*What is expected*.
The data below should be restated word for word, with every picture omitted.

********

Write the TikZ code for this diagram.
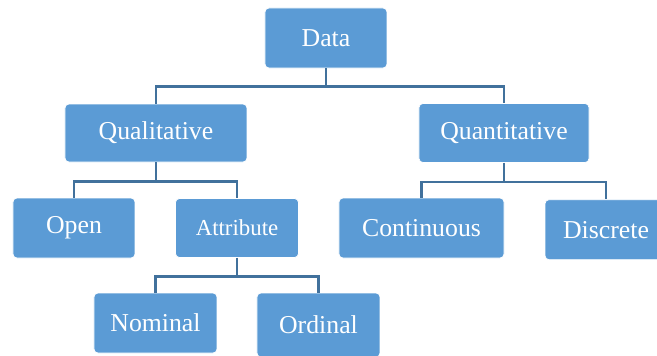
\documentclass[tikz,border=0pt]{standalone}
\usepackage{fontspec}
\setmainfont{Liberation Serif}
\usetikzlibrary{positioning}
\definecolor{boxblue}{HTML}{5B9BD5}
\definecolor{lineblue}{HTML}{41719C}
\begin{document}
\begin{tikzpicture}[
        node distance=2.85cm,
        every node/.style={draw=white, line width=0.6pt, fill=boxblue, text=white, rounded corners=0.12cm, align=center, minimum width=3.66cm, minimum height=1.8cm, font=\fontsize{22}{26}\selectfont},
        link/.style={draw=lineblue, line width=2pt}
    ]
        \useasboundingbox (-9.78,1.14) rectangle (9.93,-9.54);
        \node (data) {Data};
        \node[below of=data, xshift=-5.1cm, minimum width=5.46cm, minimum height=1.74cm] (qual) {Qualitative};
        \node[below of=data, xshift=5.34cm, minimum width=5.1cm, minimum height=1.77cm] (quant) {Quantitative};
        \node[below of=qual, xshift=-2.46cm] (open) {Open};
        \node[below of=qual, xshift=2.43cm, minimum width=3.69cm, minimum height=1.77cm, font=\fontsize{19.5}{24}\selectfont] (attr) {Attribute};
        \node[below of=quant, xshift=-2.475cm, minimum width=4.95cm] (cont) {Continuous};
        \node[below of=quant, xshift=3.06cm, yshift=-0.05cm] (disc) {Discrete};
        \node[below of=attr, xshift=-2.445cm, minimum width=3.69cm] (nom) {Nominal};
        \node[below of=attr, xshift=2.445cm, yshift=-0.06cm, minimum width=3.69cm, minimum height=1.92cm] (ord) {Ordinal};

        \draw[link] (data.south) -- ++(0,-0.54) -| (qual.north);
        \draw[link] (data.south) -- ++(0,-0.54) -| (quant.north);
        \draw[link] (qual.south) -- ++(0,-0.57) -| (open.north);
        \draw[link] (qual.south) -- ++(0,-0.57) -| (attr.north);
        \draw[link] (quant.south) -- ++(0,-0.57) -| (cont.north);
        \draw[link] (quant.south) -- ++(0,-0.57) -| (disc.north);
        \draw[link] (attr.south) -- ++(0,-0.56) -| (nom.north);
        \draw[link] (attr.south) -- ++(0,-0.56) -| (ord.north);
    \end{tikzpicture}
\end{document}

********

*Exercise result*.
Write the TikZ code for this diagram.
\documentclass[tikz,border=0pt]{standalone}
\usepackage{fontspec}
\setmainfont{Liberation Serif}
\usetikzlibrary{positioning}
\definecolor{boxblue}{HTML}{5B9BD5}
\definecolor{lineblue}{HTML}{41719C}
\begin{document}
\begin{tikzpicture}[
        node distance=2.85cm,
        every node/.style={draw=white, line width=0.6pt, fill=boxblue, text=white, rounded corners=0.12cm, align=center, minimum width=3.66cm, minimum height=1.8cm, font=\fontsize{22}{26}\selectfont},
        link/.style={draw=lineblue, line width=2pt}
    ]
        \useasboundingbox (-9.78,1.14) rectangle (9.93,-9.54);
        \node (data) {Data};
        \node[below of=data, xshift=-5.1cm, minimum width=5.46cm, minimum height=1.74cm] (qual) {Qualitative};
        \node[below of=data, xshift=5.34cm, minimum width=5.1cm, minimum height=1.77cm] (quant) {Quantitative};
        \node[below of=qual, xshift=-2.46cm] (open) {Open};
        \node[below of=qual, xshift=2.43cm, minimum width=3.69cm, minimum height=1.77cm, font=\fontsize{19.5}{24}\selectfont] (attr) {Attribute};
        \node[below of=quant, xshift=-2.475cm, minimum width=4.95cm] (cont) {Continuous};
        \node[below of=quant, xshift=3.06cm, yshift=-0.05cm] (disc) {Discrete};
        \node[below of=attr, xshift=-2.445cm, minimum width=3.69cm] (nom) {Nominal};
        \node[below of=attr, xshift=2.445cm, yshift=-0.06cm, minimum width=3.69cm, minimum height=1.92cm] (ord) {Ordinal};

        \draw[link] (data.south) -- ++(0,-0.54) -| (qual.north);
        \draw[link] (data.south) -- ++(0,-0.54) -| (quant.north);
        \draw[link] (qual.south) -- ++(0,-0.57) -| (open.north);
        \draw[link] (qual.south) -- ++(0,-0.57) -| (attr.north);
        \draw[link] (quant.south) -- ++(0,-0.57) -| (cont.north);
        \draw[link] (quant.south) -- ++(0,-0.57) -| (disc.north);
        \draw[link] (attr.south) -- ++(0,-0.56) -| (nom.north);
        \draw[link] (attr.south) -- ++(0,-0.56) -| (ord.north);
    \end{tikzpicture}
\end{document}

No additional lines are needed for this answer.